# [What you need to do]
Every line containing the word "Give" needs to be found and copied.

-*-

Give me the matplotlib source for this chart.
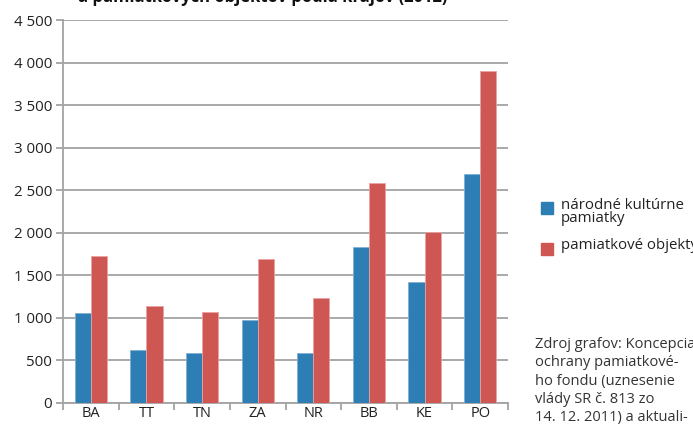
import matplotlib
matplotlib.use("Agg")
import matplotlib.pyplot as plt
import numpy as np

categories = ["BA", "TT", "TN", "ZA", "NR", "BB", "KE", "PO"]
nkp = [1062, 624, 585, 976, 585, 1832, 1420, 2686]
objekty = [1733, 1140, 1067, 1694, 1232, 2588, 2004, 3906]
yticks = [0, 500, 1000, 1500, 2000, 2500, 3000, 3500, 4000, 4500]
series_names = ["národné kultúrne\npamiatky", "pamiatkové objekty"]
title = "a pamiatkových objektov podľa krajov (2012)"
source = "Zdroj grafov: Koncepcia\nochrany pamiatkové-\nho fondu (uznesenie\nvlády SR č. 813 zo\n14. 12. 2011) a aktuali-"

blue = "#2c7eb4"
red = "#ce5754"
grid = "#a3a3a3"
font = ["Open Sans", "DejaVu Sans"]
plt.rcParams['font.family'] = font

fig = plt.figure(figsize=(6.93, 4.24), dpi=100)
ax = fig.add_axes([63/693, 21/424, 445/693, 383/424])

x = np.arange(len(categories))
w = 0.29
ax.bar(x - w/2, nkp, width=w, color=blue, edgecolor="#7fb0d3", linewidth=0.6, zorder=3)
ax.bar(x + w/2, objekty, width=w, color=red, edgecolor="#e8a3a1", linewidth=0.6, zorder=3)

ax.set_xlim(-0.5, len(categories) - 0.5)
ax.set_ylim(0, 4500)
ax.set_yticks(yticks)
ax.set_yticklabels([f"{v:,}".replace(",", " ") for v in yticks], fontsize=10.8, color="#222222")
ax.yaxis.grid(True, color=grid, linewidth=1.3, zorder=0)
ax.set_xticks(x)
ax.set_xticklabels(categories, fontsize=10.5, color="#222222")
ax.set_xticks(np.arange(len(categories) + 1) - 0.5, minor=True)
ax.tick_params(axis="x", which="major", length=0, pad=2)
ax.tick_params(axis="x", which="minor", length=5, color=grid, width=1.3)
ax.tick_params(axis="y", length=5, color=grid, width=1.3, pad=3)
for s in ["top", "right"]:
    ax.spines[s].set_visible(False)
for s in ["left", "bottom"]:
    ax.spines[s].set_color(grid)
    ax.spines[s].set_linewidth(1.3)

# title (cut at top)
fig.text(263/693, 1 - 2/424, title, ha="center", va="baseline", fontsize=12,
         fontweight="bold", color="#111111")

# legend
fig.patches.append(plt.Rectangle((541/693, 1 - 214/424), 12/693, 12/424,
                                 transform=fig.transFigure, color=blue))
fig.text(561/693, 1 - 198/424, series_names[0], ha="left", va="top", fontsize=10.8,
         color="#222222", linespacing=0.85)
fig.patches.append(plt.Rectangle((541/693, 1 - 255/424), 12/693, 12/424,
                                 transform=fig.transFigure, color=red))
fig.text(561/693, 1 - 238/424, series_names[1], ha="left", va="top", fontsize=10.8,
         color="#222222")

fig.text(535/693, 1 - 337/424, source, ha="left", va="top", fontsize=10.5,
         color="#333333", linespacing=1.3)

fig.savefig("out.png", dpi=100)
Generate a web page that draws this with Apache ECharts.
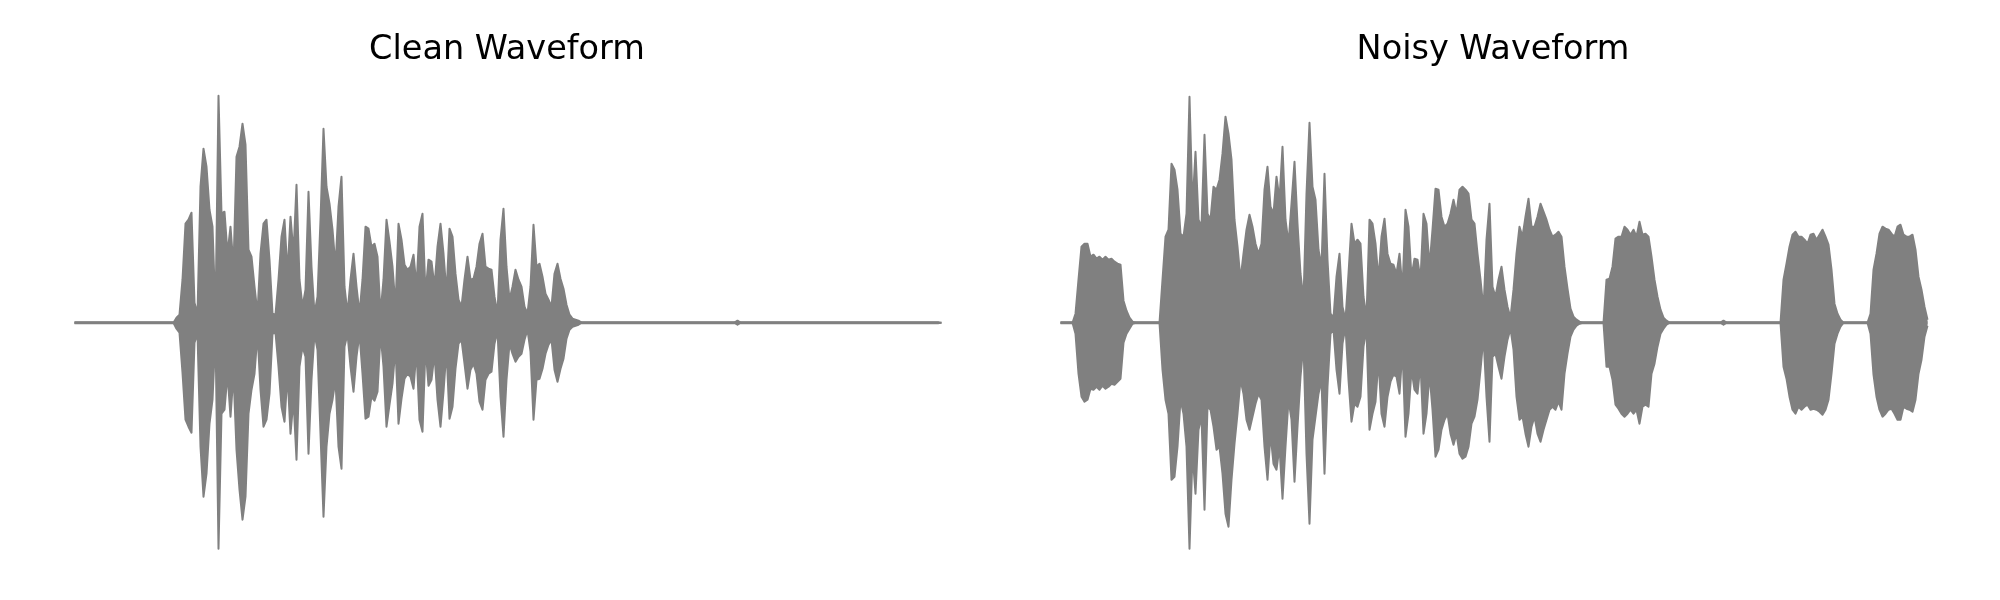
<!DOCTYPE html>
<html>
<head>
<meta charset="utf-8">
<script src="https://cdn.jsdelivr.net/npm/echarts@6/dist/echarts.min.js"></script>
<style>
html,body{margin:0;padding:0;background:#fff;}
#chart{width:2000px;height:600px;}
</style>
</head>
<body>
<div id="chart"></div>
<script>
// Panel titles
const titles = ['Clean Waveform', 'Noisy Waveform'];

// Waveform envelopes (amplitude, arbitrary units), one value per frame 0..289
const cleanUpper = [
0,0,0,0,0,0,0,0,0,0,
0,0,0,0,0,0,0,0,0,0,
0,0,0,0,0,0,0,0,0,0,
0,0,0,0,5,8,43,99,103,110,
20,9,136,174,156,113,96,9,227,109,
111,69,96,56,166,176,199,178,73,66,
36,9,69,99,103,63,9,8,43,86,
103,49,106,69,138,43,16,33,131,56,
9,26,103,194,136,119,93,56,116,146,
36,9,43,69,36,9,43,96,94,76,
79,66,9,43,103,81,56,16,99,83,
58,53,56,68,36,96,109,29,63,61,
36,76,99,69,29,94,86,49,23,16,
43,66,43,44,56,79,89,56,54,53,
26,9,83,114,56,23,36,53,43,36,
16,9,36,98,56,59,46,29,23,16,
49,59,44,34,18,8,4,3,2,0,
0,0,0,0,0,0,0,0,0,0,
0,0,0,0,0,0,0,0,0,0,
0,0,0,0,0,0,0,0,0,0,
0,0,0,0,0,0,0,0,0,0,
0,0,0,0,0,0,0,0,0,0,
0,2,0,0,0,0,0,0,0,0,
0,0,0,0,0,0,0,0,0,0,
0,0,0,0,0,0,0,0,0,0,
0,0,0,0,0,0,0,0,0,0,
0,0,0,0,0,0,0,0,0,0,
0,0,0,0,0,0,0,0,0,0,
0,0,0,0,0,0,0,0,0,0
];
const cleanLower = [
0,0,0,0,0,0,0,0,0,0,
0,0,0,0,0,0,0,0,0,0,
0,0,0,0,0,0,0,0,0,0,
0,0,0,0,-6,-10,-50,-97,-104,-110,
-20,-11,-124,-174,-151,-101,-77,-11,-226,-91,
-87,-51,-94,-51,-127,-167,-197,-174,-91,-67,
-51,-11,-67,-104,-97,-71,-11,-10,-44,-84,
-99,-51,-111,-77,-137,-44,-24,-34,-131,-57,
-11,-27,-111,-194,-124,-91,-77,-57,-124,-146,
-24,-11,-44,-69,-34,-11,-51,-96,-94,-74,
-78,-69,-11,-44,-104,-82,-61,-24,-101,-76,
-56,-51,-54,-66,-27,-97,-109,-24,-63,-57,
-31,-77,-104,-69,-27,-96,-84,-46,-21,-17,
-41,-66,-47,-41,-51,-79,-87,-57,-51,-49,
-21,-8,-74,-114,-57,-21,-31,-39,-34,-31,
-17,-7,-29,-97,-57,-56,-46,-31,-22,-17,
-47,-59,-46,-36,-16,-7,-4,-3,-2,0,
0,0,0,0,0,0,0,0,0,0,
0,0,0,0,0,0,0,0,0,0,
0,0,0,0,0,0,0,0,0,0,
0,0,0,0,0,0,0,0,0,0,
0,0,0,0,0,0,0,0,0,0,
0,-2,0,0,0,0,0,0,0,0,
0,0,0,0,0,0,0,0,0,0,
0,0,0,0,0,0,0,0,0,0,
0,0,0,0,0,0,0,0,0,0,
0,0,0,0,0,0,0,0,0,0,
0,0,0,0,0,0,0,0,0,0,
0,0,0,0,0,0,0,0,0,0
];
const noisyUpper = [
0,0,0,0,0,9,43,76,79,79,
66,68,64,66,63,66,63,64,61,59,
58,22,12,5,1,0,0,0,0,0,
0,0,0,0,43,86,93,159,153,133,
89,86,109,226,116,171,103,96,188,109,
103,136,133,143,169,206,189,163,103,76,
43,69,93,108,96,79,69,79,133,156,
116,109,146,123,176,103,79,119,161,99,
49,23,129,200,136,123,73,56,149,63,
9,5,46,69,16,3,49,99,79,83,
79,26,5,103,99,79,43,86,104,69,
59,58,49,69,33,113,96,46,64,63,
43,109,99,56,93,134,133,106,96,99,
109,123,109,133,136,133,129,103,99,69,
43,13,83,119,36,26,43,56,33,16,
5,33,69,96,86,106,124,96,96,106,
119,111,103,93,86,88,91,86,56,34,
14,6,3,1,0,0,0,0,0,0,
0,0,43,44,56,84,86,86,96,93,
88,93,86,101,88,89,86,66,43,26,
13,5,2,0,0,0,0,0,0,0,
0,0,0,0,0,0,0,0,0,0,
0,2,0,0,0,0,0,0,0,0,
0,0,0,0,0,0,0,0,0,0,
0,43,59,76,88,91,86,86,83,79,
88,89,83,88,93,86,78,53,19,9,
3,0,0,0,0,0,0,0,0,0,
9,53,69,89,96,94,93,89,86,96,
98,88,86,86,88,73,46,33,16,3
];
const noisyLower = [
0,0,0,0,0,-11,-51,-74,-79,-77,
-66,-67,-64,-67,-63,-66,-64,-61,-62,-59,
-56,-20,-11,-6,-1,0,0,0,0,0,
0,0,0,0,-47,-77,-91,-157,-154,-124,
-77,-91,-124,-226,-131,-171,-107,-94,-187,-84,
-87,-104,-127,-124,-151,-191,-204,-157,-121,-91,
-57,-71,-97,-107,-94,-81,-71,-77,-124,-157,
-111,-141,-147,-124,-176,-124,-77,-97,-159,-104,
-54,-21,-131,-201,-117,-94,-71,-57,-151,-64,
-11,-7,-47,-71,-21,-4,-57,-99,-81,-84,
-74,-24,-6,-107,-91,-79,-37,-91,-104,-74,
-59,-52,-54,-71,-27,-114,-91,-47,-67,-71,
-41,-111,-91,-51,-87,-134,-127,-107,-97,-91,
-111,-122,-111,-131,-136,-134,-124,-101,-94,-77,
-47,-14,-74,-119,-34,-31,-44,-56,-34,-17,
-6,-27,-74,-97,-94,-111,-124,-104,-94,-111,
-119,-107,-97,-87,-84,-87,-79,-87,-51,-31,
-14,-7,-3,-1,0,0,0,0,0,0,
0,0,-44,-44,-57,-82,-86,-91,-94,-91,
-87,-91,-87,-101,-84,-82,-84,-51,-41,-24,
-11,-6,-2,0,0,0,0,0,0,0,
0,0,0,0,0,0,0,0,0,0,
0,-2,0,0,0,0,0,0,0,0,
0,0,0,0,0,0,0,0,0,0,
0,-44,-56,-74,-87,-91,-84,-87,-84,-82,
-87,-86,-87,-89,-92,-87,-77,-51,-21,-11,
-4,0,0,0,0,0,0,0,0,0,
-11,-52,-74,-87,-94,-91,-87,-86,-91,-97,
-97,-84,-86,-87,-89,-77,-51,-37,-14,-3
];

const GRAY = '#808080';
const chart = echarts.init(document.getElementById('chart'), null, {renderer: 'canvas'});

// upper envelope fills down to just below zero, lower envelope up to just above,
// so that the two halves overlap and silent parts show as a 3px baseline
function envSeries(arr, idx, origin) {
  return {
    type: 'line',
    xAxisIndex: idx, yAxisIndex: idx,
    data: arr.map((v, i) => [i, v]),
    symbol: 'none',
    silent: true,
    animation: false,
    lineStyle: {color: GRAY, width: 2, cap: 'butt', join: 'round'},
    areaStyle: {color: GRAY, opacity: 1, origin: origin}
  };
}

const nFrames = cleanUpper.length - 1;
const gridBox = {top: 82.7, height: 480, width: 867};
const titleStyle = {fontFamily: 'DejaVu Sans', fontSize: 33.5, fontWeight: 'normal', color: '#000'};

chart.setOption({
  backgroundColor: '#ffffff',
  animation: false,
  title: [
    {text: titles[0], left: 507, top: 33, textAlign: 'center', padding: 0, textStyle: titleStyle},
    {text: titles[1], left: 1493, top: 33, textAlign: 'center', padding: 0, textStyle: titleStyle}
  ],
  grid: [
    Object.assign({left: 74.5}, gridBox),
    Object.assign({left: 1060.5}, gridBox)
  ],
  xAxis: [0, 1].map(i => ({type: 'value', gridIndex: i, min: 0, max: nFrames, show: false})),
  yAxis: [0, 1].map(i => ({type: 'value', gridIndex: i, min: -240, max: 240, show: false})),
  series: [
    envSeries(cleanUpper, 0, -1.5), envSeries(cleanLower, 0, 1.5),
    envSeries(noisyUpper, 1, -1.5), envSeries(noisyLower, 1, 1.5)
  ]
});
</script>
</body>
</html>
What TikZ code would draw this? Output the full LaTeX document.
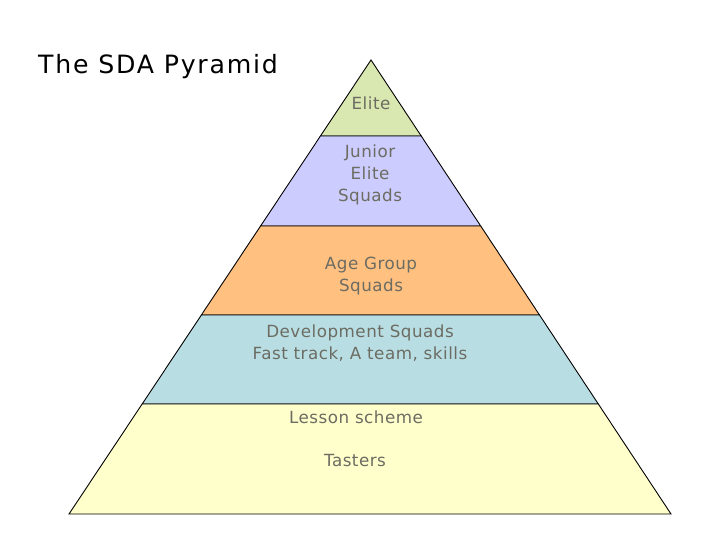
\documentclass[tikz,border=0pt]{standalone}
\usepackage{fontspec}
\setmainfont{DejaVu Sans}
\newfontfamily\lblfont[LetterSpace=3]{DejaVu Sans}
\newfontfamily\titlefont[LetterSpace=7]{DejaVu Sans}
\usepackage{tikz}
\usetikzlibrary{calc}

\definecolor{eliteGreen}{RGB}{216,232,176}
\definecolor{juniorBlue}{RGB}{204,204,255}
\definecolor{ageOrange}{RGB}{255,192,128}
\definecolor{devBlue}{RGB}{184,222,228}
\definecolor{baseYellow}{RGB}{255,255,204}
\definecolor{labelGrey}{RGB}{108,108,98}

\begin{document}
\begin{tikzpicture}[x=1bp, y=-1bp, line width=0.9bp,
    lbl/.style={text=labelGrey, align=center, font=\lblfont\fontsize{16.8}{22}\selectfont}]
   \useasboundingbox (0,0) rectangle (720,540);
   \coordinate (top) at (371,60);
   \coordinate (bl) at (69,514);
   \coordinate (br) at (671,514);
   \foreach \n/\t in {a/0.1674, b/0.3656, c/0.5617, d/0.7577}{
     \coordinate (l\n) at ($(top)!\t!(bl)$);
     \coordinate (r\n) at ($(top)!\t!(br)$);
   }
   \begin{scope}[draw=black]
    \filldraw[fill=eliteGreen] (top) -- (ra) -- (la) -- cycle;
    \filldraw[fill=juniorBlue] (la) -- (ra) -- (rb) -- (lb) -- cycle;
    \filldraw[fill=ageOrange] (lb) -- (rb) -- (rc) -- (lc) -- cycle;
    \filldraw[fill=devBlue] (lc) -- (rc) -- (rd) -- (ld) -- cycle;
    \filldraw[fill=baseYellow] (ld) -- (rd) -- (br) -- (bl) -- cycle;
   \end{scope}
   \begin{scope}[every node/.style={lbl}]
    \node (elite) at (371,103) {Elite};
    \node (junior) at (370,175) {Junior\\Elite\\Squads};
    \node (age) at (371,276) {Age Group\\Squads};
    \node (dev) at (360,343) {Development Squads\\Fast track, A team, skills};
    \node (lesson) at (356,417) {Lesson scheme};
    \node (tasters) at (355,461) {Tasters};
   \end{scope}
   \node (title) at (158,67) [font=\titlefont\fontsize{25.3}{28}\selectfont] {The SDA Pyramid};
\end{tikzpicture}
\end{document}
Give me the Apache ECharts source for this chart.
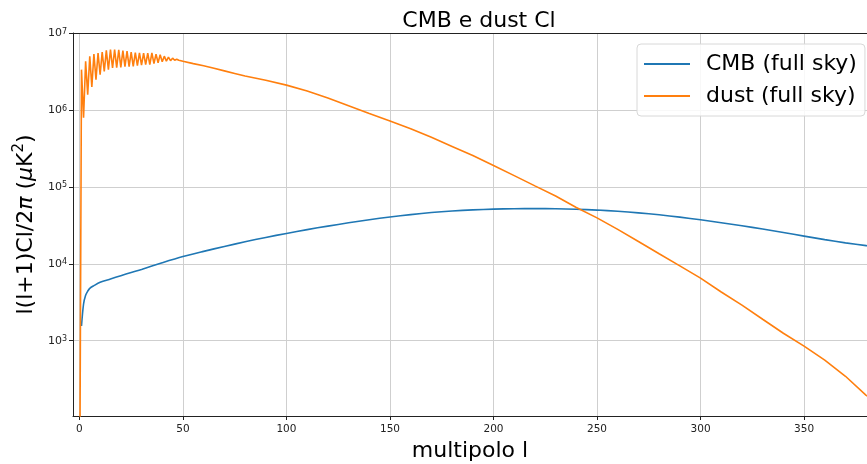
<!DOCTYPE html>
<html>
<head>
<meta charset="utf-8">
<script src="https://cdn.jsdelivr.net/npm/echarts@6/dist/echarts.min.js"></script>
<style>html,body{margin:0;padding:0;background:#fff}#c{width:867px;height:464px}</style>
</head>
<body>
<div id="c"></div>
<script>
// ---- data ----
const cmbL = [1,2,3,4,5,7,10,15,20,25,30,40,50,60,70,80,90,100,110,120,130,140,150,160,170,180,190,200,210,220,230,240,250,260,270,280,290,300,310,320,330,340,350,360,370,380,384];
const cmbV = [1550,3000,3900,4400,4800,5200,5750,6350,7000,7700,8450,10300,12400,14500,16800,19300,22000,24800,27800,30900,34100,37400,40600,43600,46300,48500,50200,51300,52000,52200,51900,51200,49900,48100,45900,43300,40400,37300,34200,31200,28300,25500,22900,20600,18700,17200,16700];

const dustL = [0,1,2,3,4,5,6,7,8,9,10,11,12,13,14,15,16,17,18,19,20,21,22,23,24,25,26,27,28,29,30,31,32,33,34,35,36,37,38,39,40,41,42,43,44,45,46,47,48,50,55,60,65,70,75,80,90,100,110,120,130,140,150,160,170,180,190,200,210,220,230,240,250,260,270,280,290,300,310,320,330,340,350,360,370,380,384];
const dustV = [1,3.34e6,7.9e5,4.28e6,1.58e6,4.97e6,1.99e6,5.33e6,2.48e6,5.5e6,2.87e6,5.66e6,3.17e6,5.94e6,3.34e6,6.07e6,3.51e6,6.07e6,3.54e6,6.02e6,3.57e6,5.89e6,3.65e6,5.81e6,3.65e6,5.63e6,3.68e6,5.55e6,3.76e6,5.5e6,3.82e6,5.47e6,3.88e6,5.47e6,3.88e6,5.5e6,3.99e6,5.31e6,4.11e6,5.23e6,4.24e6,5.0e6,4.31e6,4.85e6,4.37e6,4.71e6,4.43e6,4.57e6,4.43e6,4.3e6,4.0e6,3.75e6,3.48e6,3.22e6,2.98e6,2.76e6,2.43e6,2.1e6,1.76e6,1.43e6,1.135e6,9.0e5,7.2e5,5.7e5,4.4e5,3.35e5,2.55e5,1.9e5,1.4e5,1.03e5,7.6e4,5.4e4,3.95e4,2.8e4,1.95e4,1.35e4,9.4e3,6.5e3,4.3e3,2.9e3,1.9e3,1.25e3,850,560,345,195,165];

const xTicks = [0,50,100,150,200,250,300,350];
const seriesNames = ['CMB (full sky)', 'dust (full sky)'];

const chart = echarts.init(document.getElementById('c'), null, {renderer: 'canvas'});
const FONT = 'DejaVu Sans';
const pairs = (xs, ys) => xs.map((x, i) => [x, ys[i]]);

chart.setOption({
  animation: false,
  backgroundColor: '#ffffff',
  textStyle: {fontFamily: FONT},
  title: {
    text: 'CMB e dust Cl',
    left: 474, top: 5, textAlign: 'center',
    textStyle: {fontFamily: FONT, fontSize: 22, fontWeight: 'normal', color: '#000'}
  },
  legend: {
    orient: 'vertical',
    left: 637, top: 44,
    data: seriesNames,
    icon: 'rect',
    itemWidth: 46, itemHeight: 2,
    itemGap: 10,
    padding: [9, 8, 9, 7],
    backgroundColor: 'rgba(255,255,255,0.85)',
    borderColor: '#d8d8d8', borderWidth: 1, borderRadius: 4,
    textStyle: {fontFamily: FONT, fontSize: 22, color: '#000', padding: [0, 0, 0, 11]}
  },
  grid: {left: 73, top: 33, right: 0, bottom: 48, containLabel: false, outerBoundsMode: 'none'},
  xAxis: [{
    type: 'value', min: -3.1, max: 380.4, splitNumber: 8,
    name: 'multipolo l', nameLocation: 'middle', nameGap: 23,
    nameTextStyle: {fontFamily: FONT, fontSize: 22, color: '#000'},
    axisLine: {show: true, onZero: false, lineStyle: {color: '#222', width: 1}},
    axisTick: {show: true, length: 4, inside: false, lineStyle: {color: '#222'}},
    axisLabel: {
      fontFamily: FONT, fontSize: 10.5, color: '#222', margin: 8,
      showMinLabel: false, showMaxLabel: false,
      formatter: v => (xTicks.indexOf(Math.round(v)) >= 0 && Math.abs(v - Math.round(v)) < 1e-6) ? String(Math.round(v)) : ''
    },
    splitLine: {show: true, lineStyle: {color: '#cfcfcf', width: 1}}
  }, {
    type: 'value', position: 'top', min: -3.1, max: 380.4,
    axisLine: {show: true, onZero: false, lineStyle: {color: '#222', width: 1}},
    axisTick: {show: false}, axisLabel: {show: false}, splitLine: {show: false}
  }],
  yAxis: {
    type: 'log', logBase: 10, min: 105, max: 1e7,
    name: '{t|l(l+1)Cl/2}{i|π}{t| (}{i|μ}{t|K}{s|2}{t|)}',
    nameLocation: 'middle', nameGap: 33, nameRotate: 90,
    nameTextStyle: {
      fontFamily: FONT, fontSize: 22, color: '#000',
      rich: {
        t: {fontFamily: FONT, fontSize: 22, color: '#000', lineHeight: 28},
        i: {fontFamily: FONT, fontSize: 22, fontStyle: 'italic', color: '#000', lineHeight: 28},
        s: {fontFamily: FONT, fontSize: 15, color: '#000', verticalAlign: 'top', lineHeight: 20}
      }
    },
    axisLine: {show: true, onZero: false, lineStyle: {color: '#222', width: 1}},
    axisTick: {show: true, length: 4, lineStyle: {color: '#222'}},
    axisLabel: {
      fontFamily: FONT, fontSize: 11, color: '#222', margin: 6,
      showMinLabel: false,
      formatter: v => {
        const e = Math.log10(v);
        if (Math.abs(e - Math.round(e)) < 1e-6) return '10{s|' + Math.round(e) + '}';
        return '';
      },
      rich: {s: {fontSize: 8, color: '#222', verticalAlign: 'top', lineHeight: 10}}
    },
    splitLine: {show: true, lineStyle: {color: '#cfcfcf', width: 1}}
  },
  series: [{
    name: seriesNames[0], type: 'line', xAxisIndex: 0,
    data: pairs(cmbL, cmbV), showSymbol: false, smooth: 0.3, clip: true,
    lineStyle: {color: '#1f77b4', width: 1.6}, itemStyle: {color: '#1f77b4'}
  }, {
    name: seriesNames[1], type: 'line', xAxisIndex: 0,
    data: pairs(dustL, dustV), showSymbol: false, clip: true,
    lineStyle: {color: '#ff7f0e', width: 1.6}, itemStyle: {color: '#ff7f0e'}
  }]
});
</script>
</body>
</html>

-*-

# [Task result]
Give me the matplotlib source for this chart.
Give me the Apache ECharts source for this chart.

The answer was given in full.